__The exercise__. Emit a verbatim copy of the lines below from the line with "Output the Python" through the line with "from matplotlib.lines import Line2D", excluding pictures and everything outside that range.

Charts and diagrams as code
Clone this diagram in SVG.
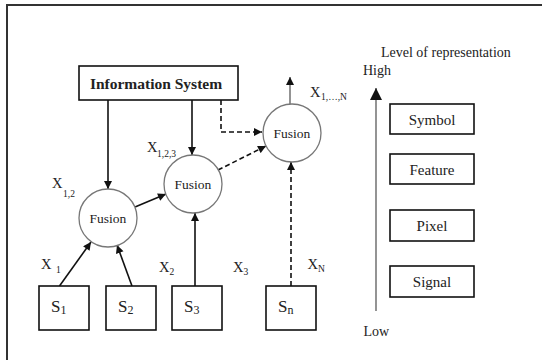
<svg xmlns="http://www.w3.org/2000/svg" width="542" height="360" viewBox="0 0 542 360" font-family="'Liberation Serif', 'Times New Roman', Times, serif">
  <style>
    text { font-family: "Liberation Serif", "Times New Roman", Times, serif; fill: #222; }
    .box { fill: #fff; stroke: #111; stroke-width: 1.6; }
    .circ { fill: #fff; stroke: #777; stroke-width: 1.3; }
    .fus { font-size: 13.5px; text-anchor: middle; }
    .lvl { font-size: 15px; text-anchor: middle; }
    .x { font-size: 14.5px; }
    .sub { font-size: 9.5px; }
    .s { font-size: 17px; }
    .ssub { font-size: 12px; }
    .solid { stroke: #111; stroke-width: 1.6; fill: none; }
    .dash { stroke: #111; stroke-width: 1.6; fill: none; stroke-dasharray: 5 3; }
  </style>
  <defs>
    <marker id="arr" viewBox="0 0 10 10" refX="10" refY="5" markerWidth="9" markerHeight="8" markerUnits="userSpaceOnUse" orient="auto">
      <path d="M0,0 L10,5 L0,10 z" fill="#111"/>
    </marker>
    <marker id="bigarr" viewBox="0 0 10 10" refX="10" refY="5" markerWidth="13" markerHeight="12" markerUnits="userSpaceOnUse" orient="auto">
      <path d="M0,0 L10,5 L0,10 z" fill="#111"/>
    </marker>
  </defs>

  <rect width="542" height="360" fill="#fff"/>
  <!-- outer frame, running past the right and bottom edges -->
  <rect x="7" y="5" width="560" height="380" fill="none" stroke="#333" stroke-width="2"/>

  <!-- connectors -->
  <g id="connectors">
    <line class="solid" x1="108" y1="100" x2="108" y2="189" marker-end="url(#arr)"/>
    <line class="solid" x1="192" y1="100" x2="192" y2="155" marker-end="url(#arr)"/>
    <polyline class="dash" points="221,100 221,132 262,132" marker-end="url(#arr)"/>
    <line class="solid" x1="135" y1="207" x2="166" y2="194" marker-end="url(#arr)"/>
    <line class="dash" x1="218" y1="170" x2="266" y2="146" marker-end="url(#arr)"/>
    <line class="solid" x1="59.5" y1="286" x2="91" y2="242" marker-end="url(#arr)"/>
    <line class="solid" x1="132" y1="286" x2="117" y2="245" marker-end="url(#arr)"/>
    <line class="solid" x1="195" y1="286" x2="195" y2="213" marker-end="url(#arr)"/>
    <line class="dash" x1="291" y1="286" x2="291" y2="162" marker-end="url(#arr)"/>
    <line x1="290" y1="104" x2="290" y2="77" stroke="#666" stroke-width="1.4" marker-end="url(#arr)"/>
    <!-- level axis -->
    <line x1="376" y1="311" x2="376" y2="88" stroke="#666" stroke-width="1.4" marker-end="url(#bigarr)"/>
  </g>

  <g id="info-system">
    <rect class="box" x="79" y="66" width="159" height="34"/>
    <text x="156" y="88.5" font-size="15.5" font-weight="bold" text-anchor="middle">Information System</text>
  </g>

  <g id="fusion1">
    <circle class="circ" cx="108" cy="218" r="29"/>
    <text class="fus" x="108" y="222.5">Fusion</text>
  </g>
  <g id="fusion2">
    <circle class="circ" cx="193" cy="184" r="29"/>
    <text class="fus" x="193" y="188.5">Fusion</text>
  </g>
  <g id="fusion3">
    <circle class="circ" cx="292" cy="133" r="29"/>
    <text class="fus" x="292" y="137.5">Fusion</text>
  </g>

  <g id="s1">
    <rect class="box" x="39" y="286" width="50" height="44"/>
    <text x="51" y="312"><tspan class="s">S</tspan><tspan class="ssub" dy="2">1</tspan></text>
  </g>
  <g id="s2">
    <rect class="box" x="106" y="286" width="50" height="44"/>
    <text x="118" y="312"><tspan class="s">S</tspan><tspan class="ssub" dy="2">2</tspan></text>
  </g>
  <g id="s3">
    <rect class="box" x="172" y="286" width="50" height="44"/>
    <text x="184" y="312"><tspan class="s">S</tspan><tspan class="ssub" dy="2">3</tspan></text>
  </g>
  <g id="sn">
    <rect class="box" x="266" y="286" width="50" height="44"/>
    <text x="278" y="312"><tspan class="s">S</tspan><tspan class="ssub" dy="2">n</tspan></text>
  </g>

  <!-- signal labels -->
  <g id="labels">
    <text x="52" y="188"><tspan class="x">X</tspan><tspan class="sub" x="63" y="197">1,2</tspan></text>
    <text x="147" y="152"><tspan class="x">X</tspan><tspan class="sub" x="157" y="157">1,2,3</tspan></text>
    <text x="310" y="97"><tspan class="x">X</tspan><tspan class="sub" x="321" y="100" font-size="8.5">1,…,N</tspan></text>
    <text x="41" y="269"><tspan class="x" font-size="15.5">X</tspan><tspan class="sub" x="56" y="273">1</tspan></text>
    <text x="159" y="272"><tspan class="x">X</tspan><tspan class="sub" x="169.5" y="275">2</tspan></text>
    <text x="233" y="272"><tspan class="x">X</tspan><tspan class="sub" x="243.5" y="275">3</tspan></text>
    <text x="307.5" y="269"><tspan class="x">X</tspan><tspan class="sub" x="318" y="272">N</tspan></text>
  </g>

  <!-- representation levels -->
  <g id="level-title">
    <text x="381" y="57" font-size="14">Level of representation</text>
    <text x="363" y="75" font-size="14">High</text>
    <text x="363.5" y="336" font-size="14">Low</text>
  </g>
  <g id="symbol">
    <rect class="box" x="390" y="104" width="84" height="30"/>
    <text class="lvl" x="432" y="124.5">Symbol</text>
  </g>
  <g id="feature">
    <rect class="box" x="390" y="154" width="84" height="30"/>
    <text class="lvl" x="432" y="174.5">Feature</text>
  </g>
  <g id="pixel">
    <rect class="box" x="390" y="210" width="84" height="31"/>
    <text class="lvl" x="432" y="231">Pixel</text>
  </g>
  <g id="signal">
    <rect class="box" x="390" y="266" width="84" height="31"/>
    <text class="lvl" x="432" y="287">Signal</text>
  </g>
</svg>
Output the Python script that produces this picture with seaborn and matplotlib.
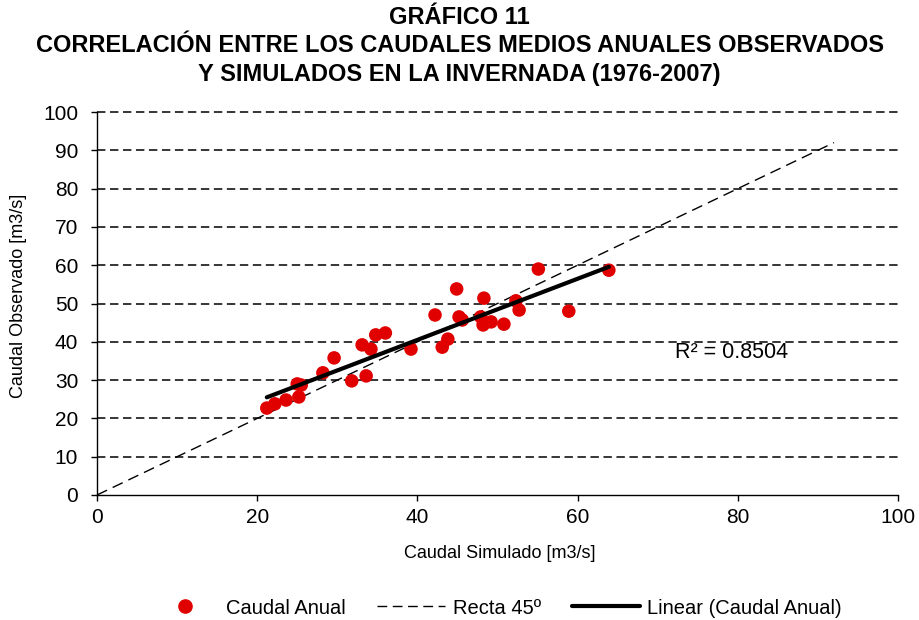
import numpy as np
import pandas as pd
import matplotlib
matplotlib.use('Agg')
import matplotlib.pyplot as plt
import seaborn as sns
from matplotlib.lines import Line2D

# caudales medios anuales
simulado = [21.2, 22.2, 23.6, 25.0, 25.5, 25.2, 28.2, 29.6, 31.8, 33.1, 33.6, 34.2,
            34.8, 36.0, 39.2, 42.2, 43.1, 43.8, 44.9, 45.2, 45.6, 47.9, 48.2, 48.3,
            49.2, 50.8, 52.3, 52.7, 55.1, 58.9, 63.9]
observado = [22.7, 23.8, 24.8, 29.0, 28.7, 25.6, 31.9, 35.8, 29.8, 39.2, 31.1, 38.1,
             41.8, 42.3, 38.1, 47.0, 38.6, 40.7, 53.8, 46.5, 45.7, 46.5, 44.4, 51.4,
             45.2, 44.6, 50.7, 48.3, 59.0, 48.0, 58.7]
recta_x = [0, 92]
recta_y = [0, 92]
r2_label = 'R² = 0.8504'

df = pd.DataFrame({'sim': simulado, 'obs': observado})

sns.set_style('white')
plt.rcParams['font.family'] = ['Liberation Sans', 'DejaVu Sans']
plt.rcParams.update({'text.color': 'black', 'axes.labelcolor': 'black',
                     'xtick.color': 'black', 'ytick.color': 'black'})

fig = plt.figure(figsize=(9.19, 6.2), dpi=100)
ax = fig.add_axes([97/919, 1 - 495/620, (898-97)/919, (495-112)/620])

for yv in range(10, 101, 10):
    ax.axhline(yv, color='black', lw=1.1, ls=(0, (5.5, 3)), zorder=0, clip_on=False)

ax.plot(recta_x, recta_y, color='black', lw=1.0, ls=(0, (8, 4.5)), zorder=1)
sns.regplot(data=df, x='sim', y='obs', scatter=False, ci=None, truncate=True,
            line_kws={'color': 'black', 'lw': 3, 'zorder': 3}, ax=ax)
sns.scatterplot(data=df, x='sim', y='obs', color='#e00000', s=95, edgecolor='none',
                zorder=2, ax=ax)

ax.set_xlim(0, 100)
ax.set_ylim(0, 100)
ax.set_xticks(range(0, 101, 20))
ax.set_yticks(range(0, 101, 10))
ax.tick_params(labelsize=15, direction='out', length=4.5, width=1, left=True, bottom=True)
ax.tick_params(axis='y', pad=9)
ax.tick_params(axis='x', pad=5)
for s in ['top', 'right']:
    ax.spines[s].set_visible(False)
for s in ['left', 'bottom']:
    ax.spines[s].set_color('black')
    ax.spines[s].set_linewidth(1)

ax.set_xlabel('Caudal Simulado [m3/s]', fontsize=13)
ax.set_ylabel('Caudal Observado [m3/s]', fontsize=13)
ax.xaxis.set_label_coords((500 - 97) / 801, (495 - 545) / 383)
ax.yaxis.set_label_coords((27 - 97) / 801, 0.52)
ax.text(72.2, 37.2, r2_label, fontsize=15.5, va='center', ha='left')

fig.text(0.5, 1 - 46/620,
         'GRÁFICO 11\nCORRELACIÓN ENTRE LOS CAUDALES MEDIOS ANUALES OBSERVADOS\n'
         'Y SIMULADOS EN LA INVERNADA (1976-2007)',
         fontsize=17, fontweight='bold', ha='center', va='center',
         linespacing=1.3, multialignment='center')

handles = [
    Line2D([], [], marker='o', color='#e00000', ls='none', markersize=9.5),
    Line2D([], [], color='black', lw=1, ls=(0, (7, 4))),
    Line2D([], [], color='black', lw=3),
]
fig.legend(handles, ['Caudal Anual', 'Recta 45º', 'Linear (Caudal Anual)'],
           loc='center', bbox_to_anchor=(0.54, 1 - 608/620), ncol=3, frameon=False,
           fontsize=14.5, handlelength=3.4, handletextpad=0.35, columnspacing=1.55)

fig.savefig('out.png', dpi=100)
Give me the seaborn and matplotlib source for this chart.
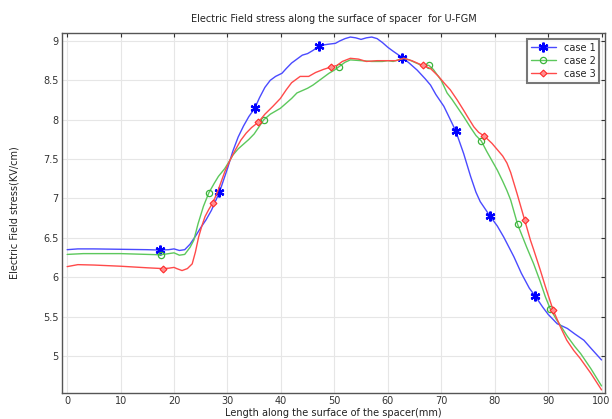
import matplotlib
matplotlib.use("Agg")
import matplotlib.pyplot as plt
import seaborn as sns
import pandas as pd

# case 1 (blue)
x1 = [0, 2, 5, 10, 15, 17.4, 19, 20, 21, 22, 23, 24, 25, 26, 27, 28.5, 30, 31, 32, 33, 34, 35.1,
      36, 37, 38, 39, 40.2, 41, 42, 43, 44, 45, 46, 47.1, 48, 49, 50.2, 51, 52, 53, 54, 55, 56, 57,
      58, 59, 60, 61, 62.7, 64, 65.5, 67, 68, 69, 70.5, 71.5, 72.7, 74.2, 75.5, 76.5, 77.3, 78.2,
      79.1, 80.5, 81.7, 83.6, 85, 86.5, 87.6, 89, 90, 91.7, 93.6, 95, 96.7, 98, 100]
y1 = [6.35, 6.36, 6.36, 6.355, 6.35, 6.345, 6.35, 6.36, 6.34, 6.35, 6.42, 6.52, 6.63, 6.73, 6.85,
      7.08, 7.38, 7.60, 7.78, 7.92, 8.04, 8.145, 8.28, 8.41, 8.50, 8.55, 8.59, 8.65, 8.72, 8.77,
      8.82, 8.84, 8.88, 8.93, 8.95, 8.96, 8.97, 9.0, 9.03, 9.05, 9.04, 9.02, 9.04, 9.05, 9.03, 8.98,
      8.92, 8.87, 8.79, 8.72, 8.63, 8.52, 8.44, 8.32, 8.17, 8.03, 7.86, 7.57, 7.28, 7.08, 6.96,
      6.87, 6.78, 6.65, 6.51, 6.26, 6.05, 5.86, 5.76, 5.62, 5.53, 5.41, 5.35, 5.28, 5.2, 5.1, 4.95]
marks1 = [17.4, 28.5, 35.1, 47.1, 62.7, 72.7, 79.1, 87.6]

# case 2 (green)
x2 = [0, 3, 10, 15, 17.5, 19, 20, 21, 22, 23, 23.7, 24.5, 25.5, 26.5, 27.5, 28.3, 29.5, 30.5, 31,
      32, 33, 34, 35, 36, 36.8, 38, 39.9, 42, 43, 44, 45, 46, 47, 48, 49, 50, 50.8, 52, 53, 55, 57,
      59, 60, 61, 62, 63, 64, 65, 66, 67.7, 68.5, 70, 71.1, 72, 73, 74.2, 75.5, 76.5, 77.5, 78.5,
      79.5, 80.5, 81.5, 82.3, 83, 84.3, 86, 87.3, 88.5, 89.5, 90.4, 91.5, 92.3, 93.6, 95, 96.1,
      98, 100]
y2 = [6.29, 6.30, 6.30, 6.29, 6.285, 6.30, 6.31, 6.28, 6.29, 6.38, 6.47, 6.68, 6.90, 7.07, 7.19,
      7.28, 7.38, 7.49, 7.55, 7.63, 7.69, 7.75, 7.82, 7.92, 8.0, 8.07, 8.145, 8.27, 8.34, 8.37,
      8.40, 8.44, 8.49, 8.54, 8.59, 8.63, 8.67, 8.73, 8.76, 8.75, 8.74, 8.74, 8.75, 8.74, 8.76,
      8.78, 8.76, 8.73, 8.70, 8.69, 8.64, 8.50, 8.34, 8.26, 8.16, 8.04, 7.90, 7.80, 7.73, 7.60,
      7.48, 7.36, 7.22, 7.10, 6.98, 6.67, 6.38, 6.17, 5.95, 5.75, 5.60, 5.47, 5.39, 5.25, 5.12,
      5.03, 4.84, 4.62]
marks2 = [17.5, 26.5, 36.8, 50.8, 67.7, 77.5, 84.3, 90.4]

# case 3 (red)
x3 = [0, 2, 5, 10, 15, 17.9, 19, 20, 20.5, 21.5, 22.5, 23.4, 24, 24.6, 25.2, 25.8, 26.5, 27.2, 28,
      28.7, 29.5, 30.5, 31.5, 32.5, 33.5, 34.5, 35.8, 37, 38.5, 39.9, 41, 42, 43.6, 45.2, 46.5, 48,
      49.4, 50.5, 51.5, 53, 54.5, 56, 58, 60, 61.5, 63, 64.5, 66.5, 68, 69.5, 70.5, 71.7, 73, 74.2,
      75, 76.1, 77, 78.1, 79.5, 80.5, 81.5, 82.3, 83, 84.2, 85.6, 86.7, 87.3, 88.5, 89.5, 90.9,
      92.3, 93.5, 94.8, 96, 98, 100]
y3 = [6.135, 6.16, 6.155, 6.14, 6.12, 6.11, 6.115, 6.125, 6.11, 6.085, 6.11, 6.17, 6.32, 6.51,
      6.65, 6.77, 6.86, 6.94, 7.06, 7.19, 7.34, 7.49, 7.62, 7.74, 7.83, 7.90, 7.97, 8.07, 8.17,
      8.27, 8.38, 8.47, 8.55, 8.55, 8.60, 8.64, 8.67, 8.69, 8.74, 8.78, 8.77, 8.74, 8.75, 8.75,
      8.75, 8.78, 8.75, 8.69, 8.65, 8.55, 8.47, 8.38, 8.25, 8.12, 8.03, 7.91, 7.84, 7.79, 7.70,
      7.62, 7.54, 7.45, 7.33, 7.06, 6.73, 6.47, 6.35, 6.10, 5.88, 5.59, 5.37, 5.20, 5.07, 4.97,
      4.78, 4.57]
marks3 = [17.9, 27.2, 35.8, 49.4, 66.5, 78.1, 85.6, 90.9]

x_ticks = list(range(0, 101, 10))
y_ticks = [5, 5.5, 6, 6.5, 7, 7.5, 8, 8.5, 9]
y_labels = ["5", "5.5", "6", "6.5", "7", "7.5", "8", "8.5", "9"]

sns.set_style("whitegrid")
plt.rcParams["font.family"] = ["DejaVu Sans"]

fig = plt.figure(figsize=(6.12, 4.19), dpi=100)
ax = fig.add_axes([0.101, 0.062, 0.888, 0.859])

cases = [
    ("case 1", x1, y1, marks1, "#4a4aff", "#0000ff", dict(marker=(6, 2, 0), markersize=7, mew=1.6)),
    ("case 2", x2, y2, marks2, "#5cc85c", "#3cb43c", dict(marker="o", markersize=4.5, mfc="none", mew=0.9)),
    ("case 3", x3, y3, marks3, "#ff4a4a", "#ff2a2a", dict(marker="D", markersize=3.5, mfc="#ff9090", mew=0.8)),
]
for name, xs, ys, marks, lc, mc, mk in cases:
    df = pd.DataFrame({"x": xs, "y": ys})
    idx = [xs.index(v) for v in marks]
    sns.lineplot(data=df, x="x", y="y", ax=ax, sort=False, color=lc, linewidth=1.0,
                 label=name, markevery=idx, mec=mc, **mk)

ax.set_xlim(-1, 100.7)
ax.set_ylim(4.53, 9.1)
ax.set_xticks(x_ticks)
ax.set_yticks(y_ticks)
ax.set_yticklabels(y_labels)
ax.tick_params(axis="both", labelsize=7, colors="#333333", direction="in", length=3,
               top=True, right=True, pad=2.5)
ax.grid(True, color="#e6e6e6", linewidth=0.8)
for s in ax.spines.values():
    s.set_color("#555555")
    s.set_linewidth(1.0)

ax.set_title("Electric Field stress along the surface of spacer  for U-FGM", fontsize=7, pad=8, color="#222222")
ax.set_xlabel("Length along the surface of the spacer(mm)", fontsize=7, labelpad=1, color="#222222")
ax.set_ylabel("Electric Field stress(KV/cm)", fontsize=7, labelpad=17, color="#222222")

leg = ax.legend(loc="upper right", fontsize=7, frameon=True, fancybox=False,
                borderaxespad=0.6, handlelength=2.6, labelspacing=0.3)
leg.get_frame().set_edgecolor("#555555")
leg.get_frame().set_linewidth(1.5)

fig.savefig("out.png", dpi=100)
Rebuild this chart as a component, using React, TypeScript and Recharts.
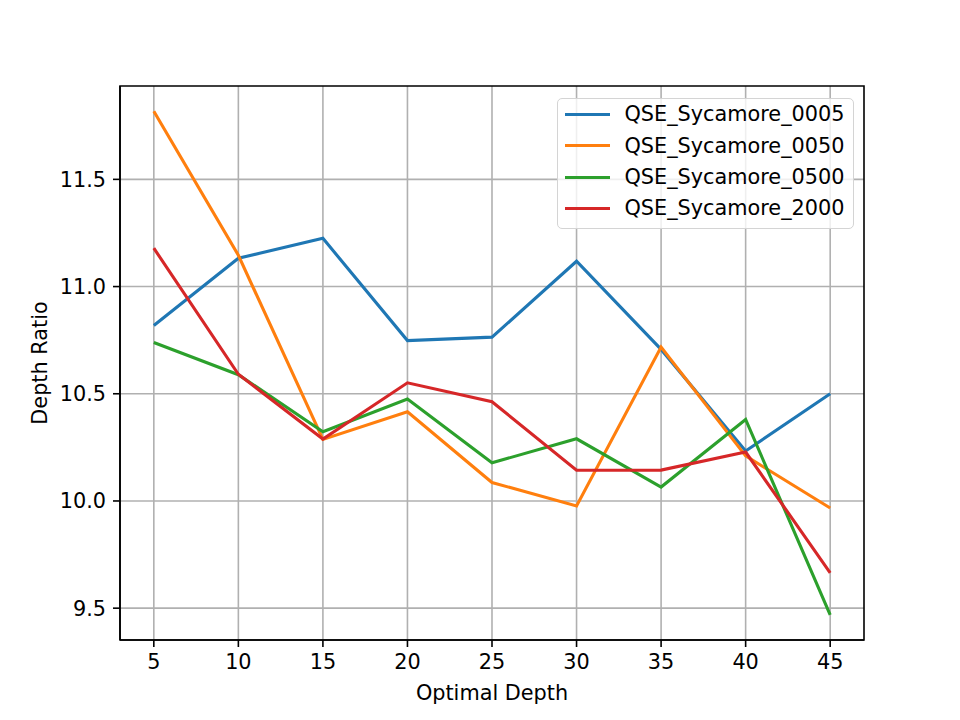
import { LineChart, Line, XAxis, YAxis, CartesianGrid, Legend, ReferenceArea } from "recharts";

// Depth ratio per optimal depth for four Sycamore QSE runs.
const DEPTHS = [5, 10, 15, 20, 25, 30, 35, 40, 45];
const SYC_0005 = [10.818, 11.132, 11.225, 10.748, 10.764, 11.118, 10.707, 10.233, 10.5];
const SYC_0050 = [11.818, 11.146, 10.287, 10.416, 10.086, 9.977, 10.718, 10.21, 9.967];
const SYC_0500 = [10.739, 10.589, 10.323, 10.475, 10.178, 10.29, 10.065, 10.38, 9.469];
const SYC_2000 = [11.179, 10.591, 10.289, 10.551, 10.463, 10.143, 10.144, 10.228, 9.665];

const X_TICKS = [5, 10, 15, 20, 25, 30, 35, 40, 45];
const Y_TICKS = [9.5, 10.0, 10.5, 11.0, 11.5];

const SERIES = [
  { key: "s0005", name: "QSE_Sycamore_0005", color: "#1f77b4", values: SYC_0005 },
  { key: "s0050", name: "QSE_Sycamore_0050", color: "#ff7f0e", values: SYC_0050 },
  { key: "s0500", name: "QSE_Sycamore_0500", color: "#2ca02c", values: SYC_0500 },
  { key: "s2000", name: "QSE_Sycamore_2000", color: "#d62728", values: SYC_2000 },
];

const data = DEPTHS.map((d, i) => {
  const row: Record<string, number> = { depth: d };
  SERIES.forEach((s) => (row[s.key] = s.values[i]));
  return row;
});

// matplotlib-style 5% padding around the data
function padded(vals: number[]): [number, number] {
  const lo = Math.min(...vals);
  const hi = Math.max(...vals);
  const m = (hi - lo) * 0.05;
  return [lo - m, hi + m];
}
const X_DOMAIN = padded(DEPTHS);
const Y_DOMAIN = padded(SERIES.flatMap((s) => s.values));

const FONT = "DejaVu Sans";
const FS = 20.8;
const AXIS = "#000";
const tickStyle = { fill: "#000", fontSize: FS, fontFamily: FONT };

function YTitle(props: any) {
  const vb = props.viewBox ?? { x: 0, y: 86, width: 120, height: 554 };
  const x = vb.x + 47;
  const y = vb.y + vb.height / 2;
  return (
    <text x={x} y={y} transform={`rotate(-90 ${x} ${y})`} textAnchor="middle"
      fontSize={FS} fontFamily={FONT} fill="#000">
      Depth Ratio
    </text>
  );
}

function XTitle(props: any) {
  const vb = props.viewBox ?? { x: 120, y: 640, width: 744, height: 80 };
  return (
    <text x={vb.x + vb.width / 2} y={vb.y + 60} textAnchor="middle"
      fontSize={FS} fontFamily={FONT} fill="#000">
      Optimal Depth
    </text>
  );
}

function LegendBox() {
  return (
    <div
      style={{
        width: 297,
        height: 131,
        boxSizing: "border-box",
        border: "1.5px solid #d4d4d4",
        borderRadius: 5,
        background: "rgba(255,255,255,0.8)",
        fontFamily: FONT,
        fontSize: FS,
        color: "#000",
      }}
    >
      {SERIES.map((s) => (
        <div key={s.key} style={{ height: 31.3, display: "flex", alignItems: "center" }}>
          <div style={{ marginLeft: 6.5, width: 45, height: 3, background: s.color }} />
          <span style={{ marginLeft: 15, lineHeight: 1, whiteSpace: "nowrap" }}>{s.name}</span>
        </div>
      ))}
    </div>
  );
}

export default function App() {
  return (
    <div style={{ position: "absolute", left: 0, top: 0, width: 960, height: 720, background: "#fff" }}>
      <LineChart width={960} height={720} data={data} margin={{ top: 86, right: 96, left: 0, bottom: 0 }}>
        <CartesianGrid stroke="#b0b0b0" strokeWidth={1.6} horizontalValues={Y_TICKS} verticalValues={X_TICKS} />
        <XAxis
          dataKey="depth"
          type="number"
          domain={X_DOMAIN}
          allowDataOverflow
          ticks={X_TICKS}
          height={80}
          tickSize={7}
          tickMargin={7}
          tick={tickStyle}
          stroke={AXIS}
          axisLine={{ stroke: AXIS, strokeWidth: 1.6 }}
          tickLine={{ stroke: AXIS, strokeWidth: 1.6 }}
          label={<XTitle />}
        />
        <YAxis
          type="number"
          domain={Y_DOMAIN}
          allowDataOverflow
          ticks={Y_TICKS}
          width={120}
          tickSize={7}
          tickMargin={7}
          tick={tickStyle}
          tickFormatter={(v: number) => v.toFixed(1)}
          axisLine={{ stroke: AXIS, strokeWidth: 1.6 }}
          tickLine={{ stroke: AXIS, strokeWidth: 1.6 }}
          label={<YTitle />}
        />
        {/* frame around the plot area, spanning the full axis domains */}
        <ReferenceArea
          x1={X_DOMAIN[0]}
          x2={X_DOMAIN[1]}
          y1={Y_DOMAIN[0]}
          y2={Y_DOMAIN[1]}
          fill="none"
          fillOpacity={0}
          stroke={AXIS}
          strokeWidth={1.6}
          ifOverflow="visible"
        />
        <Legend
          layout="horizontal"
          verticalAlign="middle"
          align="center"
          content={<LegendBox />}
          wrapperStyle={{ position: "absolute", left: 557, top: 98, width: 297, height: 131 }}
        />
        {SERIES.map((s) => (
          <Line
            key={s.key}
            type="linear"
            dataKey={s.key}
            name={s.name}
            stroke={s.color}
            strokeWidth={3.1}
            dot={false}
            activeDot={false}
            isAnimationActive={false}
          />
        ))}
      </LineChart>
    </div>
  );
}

__The response__.
Output the Python script that produces this picture with seaborn and matplotlib.
import numpy as np
import pandas as pd
import matplotlib
matplotlib.use('Agg')
import matplotlib.pyplot as plt
import seaborn as sns
from matplotlib.lines import Line2D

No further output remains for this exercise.